Extract word for word the lines of the listing from its start to the line holding "y_title = '營\n運\n衝\n擊\n度'", both ends kept; pictures are not part of the copy.

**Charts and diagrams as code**
********
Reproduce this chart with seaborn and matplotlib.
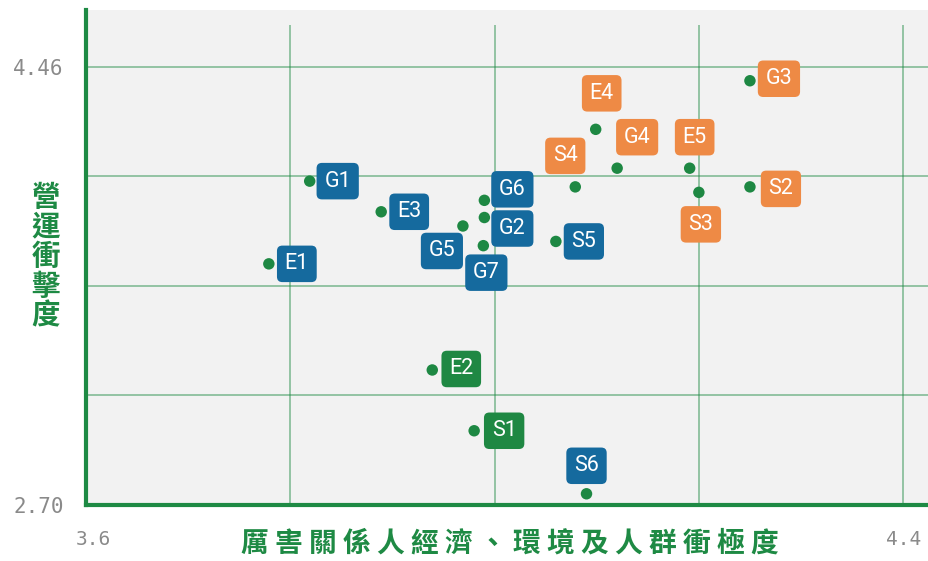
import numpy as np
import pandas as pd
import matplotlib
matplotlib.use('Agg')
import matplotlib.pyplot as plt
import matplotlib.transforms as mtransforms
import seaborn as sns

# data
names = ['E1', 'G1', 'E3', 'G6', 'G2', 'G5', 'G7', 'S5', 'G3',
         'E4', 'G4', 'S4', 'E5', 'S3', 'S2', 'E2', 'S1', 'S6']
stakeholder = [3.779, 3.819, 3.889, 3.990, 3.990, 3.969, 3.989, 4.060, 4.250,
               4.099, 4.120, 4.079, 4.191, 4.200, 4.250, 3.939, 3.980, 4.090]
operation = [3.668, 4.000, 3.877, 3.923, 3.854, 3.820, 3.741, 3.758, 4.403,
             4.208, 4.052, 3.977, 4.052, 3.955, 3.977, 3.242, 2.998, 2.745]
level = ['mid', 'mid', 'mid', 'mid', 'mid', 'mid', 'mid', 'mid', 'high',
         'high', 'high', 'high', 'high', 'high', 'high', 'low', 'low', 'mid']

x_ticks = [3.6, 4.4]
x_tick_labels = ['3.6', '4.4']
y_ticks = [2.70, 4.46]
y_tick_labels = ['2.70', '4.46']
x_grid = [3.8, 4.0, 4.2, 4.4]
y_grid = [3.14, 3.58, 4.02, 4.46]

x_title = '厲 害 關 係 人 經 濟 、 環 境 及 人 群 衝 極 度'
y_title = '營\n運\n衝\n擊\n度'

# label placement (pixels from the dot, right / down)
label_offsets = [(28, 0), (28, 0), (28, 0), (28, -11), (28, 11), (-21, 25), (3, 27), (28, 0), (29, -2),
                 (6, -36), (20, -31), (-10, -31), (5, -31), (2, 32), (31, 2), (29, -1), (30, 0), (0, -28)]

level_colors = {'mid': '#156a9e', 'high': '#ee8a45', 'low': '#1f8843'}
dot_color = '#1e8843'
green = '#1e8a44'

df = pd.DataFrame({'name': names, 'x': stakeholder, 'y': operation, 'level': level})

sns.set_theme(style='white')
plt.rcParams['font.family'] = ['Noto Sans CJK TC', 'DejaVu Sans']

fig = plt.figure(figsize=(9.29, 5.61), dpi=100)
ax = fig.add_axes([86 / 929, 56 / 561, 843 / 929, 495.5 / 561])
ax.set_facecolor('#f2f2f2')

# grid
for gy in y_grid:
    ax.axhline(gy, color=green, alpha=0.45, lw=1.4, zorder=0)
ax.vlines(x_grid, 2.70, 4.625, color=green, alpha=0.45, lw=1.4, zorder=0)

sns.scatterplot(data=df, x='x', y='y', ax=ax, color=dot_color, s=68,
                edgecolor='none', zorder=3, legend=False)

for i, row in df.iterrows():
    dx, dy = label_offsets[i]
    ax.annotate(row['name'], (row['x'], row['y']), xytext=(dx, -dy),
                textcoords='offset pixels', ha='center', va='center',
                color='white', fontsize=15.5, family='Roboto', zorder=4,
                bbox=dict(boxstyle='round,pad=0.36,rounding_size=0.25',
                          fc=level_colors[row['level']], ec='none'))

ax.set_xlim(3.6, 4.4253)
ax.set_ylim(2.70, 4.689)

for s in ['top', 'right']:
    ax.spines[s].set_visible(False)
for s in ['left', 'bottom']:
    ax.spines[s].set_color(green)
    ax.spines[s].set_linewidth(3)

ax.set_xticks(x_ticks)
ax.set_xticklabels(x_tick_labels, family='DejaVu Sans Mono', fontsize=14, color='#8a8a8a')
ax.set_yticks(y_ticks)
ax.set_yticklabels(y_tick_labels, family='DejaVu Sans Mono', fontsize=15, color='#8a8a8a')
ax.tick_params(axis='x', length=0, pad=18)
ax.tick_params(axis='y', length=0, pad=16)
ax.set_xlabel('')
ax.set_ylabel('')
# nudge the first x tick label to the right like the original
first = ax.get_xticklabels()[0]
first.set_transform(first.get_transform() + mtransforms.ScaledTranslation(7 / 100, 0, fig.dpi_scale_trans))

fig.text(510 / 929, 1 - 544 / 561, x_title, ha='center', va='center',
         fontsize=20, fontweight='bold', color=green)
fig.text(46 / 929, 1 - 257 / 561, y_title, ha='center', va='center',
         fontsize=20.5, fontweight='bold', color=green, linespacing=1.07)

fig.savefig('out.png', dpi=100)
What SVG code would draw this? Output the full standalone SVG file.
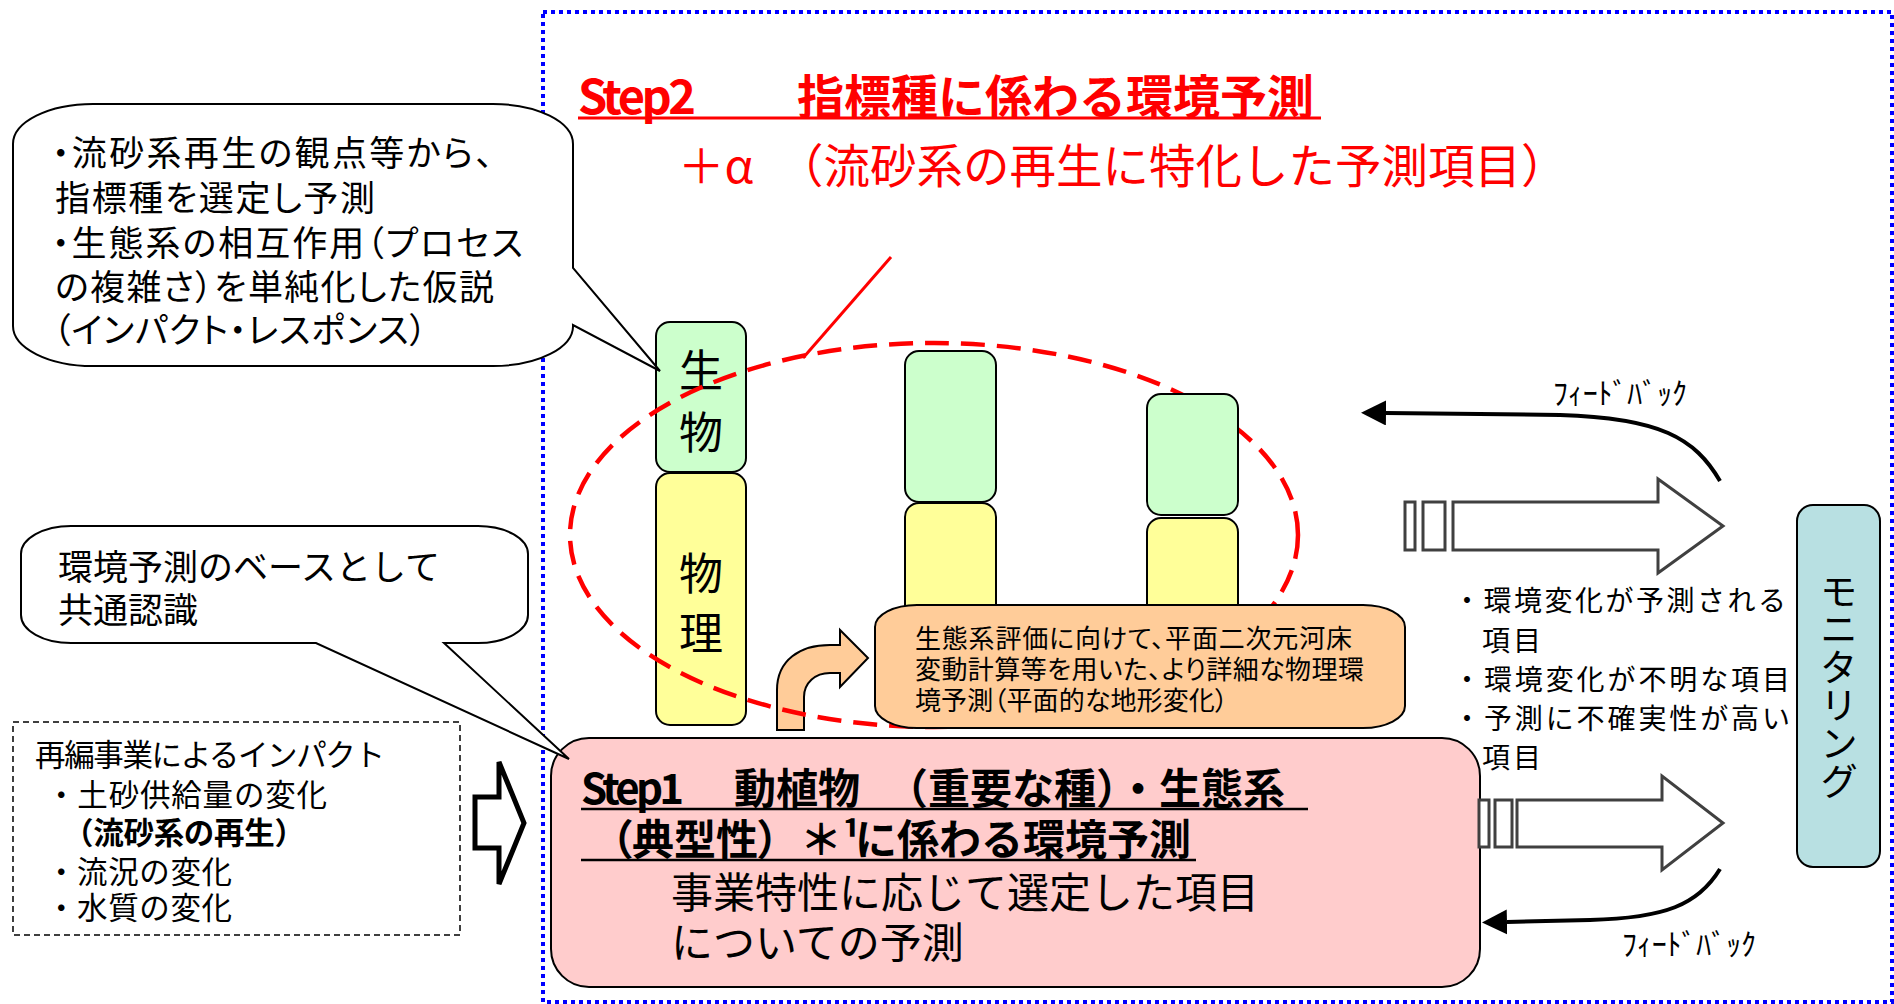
********
**Reply**
Reproduce this chart with seaborn and matplotlib.
import numpy as np
import pandas as pd
import matplotlib
matplotlib.use('Agg')
import matplotlib.pyplot as plt
import matplotlib.transforms as mtransforms
import seaborn as sns

# data
names = ['E1', 'G1', 'E3', 'G6', 'G2', 'G5', 'G7', 'S5', 'G3',
         'E4', 'G4', 'S4', 'E5', 'S3', 'S2', 'E2', 'S1', 'S6']
stakeholder = [3.779, 3.819, 3.889, 3.990, 3.990, 3.969, 3.989, 4.060, 4.250,
               4.099, 4.120, 4.079, 4.191, 4.200, 4.250, 3.939, 3.980, 4.090]
operation = [3.668, 4.000, 3.877, 3.923, 3.854, 3.820, 3.741, 3.758, 4.403,
             4.208, 4.052, 3.977, 4.052, 3.955, 3.977, 3.242, 2.998, 2.745]
level = ['mid', 'mid', 'mid', 'mid', 'mid', 'mid', 'mid', 'mid', 'high',
         'high', 'high', 'high', 'high', 'high', 'high', 'low', 'low', 'mid']

x_ticks = [3.6, 4.4]
x_tick_labels = ['3.6', '4.4']
y_ticks = [2.70, 4.46]
y_tick_labels = ['2.70', '4.46']
x_grid = [3.8, 4.0, 4.2, 4.4]
y_grid = [3.14, 3.58, 4.02, 4.46]

x_title = '厲 害 關 係 人 經 濟 、 環 境 及 人 群 衝 極 度'
y_title = '營\n運\n衝\n擊\n度'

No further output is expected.